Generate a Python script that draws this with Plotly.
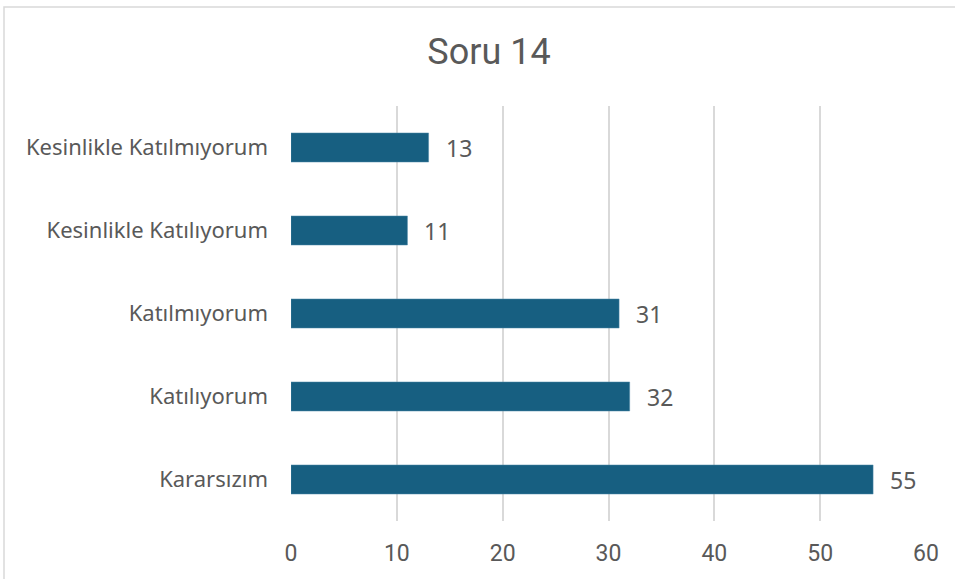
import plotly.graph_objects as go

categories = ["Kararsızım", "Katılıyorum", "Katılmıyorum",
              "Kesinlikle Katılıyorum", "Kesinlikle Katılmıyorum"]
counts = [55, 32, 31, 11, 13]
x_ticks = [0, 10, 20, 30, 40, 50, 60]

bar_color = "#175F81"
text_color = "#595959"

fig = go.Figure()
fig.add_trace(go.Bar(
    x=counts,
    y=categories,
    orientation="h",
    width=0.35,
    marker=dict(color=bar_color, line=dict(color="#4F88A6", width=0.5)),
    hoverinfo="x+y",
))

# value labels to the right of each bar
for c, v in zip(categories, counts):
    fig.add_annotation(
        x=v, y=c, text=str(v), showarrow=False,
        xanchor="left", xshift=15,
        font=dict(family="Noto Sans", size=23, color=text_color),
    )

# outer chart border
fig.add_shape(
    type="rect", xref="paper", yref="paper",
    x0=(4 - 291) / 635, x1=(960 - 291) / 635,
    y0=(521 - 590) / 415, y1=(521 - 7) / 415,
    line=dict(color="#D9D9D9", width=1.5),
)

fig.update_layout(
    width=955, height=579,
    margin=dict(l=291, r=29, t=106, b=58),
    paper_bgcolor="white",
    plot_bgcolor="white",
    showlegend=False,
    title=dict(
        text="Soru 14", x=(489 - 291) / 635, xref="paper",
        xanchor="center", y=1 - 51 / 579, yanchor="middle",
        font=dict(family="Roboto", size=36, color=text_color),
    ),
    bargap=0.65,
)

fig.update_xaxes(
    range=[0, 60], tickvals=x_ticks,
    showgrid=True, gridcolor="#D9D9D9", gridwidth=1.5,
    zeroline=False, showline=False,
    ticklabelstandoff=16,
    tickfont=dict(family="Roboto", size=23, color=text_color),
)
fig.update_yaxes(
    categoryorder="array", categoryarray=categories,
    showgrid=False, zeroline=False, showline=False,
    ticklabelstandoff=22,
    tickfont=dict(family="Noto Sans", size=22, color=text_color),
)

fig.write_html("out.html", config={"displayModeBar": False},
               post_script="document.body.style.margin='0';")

^^^^^^^^^^^^^^^^

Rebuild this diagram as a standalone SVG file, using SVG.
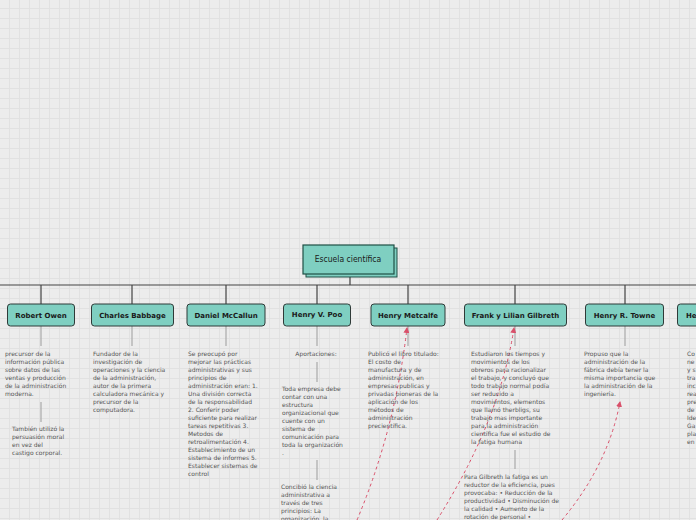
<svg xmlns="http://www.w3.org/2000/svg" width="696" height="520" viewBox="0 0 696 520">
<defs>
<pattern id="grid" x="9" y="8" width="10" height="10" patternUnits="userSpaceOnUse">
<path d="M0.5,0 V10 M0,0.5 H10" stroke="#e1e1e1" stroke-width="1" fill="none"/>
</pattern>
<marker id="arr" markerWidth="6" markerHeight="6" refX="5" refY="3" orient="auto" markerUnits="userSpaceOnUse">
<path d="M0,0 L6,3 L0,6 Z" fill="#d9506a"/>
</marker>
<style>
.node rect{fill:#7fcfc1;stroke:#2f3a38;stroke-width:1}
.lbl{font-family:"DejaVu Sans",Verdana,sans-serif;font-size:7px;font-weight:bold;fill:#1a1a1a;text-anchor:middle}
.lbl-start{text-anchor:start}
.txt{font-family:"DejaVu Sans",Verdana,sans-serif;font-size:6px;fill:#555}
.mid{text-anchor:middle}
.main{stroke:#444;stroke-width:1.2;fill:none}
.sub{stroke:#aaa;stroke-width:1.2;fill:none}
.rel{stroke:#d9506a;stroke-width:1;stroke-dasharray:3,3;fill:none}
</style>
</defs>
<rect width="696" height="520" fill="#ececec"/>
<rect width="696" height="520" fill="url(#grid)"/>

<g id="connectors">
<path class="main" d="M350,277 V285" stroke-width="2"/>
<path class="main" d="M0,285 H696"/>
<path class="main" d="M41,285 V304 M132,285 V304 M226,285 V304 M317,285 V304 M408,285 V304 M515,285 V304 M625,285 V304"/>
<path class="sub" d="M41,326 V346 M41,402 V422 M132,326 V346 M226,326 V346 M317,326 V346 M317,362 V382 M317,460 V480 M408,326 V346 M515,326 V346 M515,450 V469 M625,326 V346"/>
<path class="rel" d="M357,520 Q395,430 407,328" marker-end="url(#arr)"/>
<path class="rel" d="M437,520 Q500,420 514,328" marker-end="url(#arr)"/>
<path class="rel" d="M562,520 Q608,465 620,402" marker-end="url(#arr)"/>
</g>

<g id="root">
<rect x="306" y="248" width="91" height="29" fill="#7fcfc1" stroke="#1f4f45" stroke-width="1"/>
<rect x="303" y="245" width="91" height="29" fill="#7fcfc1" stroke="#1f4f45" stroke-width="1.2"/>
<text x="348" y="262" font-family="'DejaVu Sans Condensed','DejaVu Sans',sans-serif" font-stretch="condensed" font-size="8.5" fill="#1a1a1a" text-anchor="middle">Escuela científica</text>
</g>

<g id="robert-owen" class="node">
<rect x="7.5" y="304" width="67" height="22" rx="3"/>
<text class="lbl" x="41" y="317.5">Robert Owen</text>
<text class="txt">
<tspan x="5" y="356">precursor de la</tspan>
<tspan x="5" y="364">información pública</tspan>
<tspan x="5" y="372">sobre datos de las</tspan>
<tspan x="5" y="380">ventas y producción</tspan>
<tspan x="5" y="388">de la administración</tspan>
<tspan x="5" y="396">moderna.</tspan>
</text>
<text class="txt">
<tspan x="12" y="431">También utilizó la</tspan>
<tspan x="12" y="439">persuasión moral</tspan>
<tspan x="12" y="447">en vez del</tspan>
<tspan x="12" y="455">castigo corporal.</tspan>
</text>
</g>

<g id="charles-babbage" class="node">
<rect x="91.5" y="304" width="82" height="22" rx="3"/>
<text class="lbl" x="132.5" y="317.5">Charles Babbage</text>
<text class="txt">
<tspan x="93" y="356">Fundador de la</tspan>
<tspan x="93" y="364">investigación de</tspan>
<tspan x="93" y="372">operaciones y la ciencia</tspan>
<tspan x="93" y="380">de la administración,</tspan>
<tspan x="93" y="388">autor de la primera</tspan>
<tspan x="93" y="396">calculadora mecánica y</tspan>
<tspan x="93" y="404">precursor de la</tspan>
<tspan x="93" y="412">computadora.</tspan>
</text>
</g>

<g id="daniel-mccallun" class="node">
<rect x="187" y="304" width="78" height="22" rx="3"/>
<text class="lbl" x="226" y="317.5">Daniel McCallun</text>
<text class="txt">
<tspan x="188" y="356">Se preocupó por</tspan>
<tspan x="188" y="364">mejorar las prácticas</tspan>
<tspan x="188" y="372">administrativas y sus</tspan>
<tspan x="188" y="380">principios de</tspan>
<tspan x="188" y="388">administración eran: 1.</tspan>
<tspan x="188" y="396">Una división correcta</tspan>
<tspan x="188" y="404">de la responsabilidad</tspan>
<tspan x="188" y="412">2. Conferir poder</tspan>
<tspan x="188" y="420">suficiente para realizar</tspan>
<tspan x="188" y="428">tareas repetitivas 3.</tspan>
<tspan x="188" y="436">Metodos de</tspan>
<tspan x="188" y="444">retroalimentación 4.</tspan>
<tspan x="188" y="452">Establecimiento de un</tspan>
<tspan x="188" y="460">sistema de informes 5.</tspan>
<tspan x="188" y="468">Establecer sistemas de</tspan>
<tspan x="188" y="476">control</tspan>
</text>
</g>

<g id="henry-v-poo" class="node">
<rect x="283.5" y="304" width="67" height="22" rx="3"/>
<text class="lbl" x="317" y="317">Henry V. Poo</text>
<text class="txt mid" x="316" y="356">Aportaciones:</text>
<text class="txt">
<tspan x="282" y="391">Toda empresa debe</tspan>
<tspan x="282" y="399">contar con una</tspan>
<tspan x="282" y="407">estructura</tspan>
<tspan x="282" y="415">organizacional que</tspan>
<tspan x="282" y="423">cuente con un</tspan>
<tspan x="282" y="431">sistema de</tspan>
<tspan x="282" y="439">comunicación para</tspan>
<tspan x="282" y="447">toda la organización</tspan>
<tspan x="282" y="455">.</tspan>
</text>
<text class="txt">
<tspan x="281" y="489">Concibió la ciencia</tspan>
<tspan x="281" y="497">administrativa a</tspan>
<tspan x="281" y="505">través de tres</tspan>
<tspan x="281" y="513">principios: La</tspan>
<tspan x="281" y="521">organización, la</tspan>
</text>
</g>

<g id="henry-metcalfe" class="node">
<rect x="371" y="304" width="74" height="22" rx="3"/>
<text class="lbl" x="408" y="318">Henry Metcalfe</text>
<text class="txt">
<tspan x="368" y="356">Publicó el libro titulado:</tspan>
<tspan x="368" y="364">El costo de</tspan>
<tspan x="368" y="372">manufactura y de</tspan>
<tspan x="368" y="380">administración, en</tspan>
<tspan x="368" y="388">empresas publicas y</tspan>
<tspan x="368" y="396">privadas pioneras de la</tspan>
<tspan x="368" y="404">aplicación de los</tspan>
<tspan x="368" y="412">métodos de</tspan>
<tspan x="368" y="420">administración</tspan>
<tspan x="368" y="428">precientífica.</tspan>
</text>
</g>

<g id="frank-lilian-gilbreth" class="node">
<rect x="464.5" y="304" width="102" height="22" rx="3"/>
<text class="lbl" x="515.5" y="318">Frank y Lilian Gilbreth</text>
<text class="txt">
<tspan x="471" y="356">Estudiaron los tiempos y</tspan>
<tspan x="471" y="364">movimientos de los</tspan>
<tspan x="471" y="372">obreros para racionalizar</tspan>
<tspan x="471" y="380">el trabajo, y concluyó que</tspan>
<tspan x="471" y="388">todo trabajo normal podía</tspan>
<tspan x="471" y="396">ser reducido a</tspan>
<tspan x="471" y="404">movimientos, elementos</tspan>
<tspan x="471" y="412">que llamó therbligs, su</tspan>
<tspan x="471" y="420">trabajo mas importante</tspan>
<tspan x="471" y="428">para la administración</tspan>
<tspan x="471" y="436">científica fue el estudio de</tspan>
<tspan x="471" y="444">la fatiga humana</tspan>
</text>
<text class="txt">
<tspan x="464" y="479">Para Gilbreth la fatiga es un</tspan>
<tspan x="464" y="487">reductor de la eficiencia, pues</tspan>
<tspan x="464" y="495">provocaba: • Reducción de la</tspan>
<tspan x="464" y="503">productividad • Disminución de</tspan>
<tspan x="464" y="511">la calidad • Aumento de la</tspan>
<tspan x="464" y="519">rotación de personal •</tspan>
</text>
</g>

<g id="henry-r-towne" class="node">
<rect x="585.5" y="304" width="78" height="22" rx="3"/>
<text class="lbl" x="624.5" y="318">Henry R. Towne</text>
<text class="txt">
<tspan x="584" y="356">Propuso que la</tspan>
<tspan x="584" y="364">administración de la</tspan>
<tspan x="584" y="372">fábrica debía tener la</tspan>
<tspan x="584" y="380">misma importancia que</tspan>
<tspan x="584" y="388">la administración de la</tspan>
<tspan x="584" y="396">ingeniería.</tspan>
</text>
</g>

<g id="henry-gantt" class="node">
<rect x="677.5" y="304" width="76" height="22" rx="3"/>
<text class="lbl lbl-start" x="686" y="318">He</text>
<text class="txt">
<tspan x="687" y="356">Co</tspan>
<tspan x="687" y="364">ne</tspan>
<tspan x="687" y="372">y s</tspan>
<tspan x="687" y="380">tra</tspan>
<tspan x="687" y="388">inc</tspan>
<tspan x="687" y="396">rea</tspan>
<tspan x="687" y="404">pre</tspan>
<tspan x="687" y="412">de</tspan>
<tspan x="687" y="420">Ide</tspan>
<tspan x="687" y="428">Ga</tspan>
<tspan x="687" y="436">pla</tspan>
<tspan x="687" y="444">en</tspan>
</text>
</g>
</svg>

^^^^^^^^^^^^^^^^

# Goal of the exercise
From the listing above, copy every line that includes the word "this".

# Exercise solution
Generate a Python script that draws this with Plotly.
Rebuild this diagram as a standalone SVG file, using SVG.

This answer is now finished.